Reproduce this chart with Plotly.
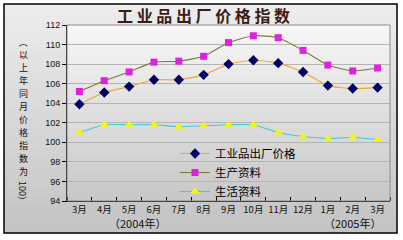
import plotly.graph_objects as go

months = ["3月", "4月", "5月", "6月", "7月", "8月", "9月", "10月", "11月", "12月", "1月", "2月", "3月"]
industrial = [103.9, 105.1, 105.7, 106.4, 106.4, 106.9, 108.0, 108.4, 108.1, 107.2, 105.8, 105.5, 105.6]
production = [105.2, 106.3, 107.2, 108.2, 108.3, 108.8, 110.2, 110.9, 110.7, 109.4, 107.9, 107.3, 107.6]
living = [101.0, 101.8, 101.8, 101.8, 101.6, 101.7, 101.8, 101.8, 101.0, 100.6, 100.4, 100.5, 100.3]
series_names = ["工业品出厂价格", "生产资料", "生活资料"]
yticks = [94, 96, 98, 100, 102, 104, 106, 108, 110, 112]
title_text = "工业品出厂价格指数"
ytitle_open = "（"
ytitle_cjk = "以上年同月价格指数为"
ytitle_tail = "100）"
year_labels = ["（2004年）", "（2005年）"]

W, H = 403, 240
L, R, T, B = 67, 390, 25, 201
pw, ph = R - L, B - T


def px(x):
    return (x - L) / pw


def py(y):
    return (B - y) / ph


def mix(c1, c2, t):
    return "rgb(%d,%d,%d)" % tuple(round(a + (b - a) * t) for a, b in zip(c1, c2))


xs = list(range(len(months)))
fig = go.Figure()
fig.add_trace(go.Scatter(x=xs, y=industrial, name=series_names[0], mode="lines+markers",
                         line=dict(color="#f0a438", width=1.1, shape="spline", smoothing=0.5),
                         marker=dict(symbol="diamond", size=8, color="#000066")))
fig.add_trace(go.Scatter(x=xs, y=production, name=series_names[1], mode="lines+markers",
                         line=dict(color="#807830", width=1.1, shape="spline", smoothing=0.5),
                         marker=dict(symbol="square", size=7, color="#e020e0")))
fig.add_trace(go.Scatter(x=xs, y=living, name=series_names[2], mode="lines+markers",
                         line=dict(color="#40c8e0", width=1.1, shape="spline", smoothing=0.5),
                         marker=dict(symbol="triangle-up", size=8, color="#f8f800")))

shapes = []
n = 24
top, bot = 4, 233
for i in range(n):
    y0 = top + (bot - top) * i / n
    y1 = top + (bot - top) * (i + 1) / n + 0.5
    shapes.append(dict(type="rect", xref="paper", yref="paper", x0=px(4), x1=px(397),
                       y0=py(y1), y1=py(y0), line=dict(width=0),
                       fillcolor=mix((236, 236, 236), (196, 196, 196), i / (n - 1)), layer="below"))
for i in range(n):
    y0 = T + ph * i / n
    y1 = T + ph * (i + 1) / n + 0.5
    shapes.append(dict(type="rect", xref="paper", yref="paper", x0=0, x1=1,
                       y0=py(y1), y1=py(y0), line=dict(width=0),
                       fillcolor=mix((246, 246, 246), (200, 200, 200), i / (n - 1)), layer="below"))
shapes.append(dict(type="rect", xref="paper", yref="paper", x0=0, x1=1, y0=0, y1=1,
                   line=dict(color="#8c8c8c", width=1), fillcolor="rgba(0,0,0,0)", layer="above"))
shapes.append(dict(type="rect", xref="paper", yref="paper", x0=px(4), x1=px(397), y0=py(233), y1=py(4),
                   line=dict(color="black", width=1.5), fillcolor="rgba(0,0,0,0)", layer="above"))

annotations = []
tfont = dict(color="#111111", family="Noto Sans CJK SC")
annotations.append(dict(text=ytitle_open, xref="paper", yref="paper", x=px(23), y=py(42),
                        showarrow=False, xanchor="center", yanchor="middle", textangle=90,
                        font=dict(size=9, **tfont)))
for i, ch in enumerate(ytitle_cjk):
    annotations.append(dict(text=ch, xref="paper", yref="paper", x=px(23), y=py(54 + 13.1 * i),
                            showarrow=False, xanchor="center", yanchor="middle",
                            font=dict(size=9, **tfont)))
annotations.append(dict(text=ytitle_tail, xref="paper", yref="paper", x=px(23), y=py(193),
                        showarrow=False, xanchor="center", yanchor="middle", textangle=90,
                        font=dict(size=9, **tfont)))
for lab, xx in zip(year_labels, [137, 352]):
    annotations.append(dict(text=lab, xref="paper", yref="paper", x=px(xx), y=py(223),
                            showarrow=False, xanchor="center", yanchor="middle",
                            font=dict(size=11, **tfont)))
annotations.append(dict(text="<b>" + " ".join(title_text) + "</b>", xref="paper", yref="paper",
                        x=px(203), y=py(15), showarrow=False, xanchor="center", yanchor="middle",
                        font=dict(size=16, color="#3a1c12", family="Noto Sans CJK SC")))

fig.update_layout(
    width=W, height=H,
    margin=dict(l=L, r=W - R, t=T, b=H - B),
    paper_bgcolor="white", plot_bgcolor="rgba(0,0,0,0)",
    showlegend=True,
    legend=dict(x=px(175), y=py(139), xanchor="left", yanchor="top",
                bgcolor="rgba(0,0,0,0)", borderwidth=0,
                font=dict(size=11.5, color="#000000", family="Noto Sans CJK SC"),
                tracegroupgap=0),
    shapes=shapes,
    annotations=annotations,
    xaxis=dict(range=[-0.5, len(months) - 0.5], tickvals=xs, ticktext=months,
               showgrid=False, zeroline=False, showline=True, linecolor="black", linewidth=1,
               ticks="", tickfont=dict(size=9.5, color="#111111", family="Noto Sans CJK SC"),
               minor=dict(tick0=-0.5, dtick=1, ticks="inside", ticklen=4, tickcolor="black", showgrid=False)),
    yaxis=dict(range=[94, 112], tickvals=yticks, showgrid=True, gridcolor="#b4b4b4", gridwidth=1,
               zeroline=False, showline=True, linecolor="black", linewidth=1,
               ticks="outside", ticklen=4, tickcolor="black",
               tickfont=dict(size=9, color="#111111", family="Liberation Sans")),
)

fig.write_html("out.html")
--
▶ **The task**
Leave out the pictures. Transcribe only the lines above, from the first through the one that contains "import plotly.graph_objects as go".

▶ **Worked solution**
Reproduce this chart with Plotly.
import plotly.graph_objects as go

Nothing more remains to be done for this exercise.